Raw data:
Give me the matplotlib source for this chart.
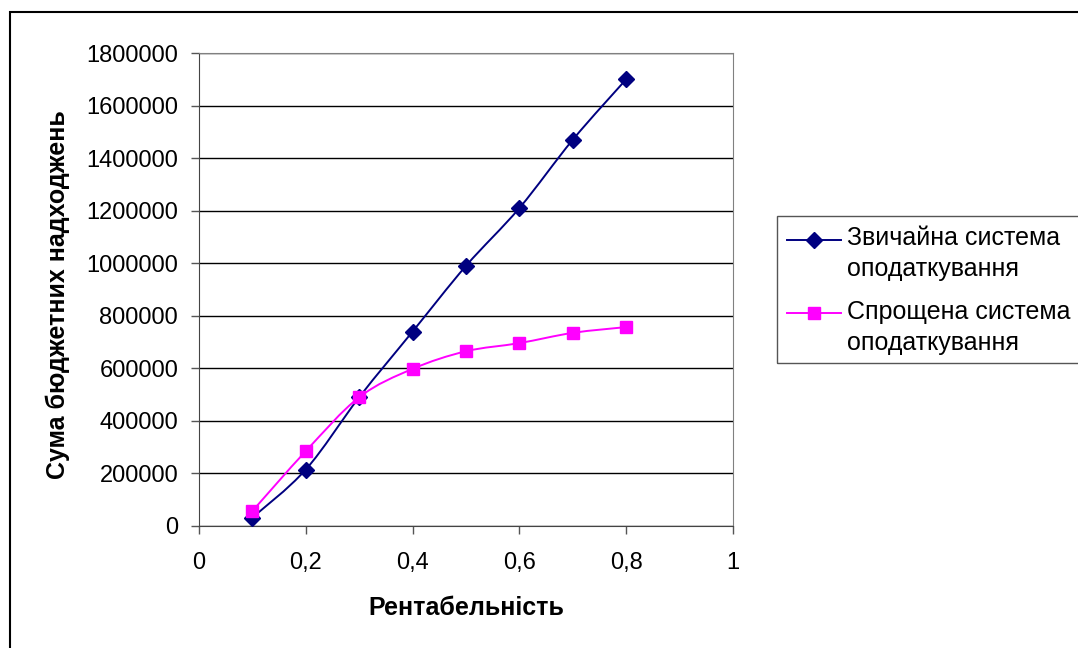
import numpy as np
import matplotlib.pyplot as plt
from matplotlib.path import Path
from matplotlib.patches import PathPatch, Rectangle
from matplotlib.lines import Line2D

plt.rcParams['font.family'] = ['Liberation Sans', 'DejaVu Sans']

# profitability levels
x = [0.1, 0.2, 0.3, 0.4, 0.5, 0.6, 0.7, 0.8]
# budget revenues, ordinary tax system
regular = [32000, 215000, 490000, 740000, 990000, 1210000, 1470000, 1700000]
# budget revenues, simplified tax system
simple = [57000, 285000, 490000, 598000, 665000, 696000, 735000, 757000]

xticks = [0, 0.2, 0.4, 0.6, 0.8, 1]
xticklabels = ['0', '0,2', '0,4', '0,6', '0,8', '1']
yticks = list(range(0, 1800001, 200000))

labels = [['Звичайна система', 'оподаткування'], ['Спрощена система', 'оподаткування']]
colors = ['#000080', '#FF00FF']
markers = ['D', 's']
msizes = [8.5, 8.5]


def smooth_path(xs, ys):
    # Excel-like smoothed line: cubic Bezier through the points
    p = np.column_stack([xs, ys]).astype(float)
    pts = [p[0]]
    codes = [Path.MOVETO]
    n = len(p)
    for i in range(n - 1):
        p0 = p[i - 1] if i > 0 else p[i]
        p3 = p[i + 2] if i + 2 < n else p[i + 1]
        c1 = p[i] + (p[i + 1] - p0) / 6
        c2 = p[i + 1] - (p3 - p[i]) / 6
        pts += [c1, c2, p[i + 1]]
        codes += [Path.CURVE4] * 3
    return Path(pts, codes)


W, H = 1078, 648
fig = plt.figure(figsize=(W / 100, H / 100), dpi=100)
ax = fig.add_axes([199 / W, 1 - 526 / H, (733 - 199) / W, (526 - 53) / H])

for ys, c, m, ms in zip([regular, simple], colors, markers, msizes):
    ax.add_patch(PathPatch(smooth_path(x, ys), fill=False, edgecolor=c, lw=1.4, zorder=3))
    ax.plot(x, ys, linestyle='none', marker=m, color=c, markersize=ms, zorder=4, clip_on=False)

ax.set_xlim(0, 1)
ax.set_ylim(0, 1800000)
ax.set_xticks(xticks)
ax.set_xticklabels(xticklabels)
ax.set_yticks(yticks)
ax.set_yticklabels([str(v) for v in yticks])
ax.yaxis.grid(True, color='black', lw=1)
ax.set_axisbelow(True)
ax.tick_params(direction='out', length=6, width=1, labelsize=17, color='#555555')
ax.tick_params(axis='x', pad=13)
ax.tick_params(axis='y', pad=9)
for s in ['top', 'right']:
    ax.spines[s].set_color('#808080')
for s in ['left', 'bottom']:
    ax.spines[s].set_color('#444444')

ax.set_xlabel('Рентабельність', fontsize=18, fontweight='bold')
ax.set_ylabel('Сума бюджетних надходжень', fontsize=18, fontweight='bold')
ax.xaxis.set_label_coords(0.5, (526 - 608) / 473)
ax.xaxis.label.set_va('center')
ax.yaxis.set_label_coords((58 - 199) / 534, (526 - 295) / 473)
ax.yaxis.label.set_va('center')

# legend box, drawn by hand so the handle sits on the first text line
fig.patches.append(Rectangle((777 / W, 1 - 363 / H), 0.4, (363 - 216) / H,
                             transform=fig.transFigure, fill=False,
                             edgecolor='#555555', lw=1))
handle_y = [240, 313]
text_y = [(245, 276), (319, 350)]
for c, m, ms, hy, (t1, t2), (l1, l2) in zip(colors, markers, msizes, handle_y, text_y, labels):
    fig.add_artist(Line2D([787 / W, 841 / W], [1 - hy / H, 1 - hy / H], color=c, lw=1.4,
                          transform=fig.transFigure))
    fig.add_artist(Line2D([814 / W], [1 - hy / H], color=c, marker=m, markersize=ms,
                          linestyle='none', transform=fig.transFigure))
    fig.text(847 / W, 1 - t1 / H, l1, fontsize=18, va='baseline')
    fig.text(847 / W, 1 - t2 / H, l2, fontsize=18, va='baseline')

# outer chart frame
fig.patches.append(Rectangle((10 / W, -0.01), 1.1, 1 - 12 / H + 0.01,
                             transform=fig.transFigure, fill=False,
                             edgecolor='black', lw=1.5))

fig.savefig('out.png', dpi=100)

Task goal:
In the data above, please extract the lines from the first one through the line with "ax.spines[s].set_color('#444444')", exactly, and keep pictures out.

Response:
Give me the matplotlib source for this chart.
import numpy as np
import matplotlib.pyplot as plt
from matplotlib.path import Path
from matplotlib.patches import PathPatch, Rectangle
from matplotlib.lines import Line2D

plt.rcParams['font.family'] = ['Liberation Sans', 'DejaVu Sans']

# profitability levels
x = [0.1, 0.2, 0.3, 0.4, 0.5, 0.6, 0.7, 0.8]
# budget revenues, ordinary tax system
regular = [32000, 215000, 490000, 740000, 990000, 1210000, 1470000, 1700000]
# budget revenues, simplified tax system
simple = [57000, 285000, 490000, 598000, 665000, 696000, 735000, 757000]

xticks = [0, 0.2, 0.4, 0.6, 0.8, 1]
xticklabels = ['0', '0,2', '0,4', '0,6', '0,8', '1']
yticks = list(range(0, 1800001, 200000))

labels = [['Звичайна система', 'оподаткування'], ['Спрощена система', 'оподаткування']]
colors = ['#000080', '#FF00FF']
markers = ['D', 's']
msizes = [8.5, 8.5]


def smooth_path(xs, ys):
    # Excel-like smoothed line: cubic Bezier through the points
    p = np.column_stack([xs, ys]).astype(float)
    pts = [p[0]]
    codes = [Path.MOVETO]
    n = len(p)
    for i in range(n - 1):
        p0 = p[i - 1] if i > 0 else p[i]
        p3 = p[i + 2] if i + 2 < n else p[i + 1]
        c1 = p[i] + (p[i + 1] - p0) / 6
        c2 = p[i + 1] - (p3 - p[i]) / 6
        pts += [c1, c2, p[i + 1]]
        codes += [Path.CURVE4] * 3
    return Path(pts, codes)


W, H = 1078, 648
fig = plt.figure(figsize=(W / 100, H / 100), dpi=100)
ax = fig.add_axes([199 / W, 1 - 526 / H, (733 - 199) / W, (526 - 53) / H])

for ys, c, m, ms in zip([regular, simple], colors, markers, msizes):
    ax.add_patch(PathPatch(smooth_path(x, ys), fill=False, edgecolor=c, lw=1.4, zorder=3))
    ax.plot(x, ys, linestyle='none', marker=m, color=c, markersize=ms, zorder=4, clip_on=False)

ax.set_xlim(0, 1)
ax.set_ylim(0, 1800000)
ax.set_xticks(xticks)
ax.set_xticklabels(xticklabels)
ax.set_yticks(yticks)
ax.set_yticklabels([str(v) for v in yticks])
ax.yaxis.grid(True, color='black', lw=1)
ax.set_axisbelow(True)
ax.tick_params(direction='out', length=6, width=1, labelsize=17, color='#555555')
ax.tick_params(axis='x', pad=13)
ax.tick_params(axis='y', pad=9)
for s in ['top', 'right']:
    ax.spines[s].set_color('#808080')
for s in ['left', 'bottom']:
    ax.spines[s].set_color('#444444')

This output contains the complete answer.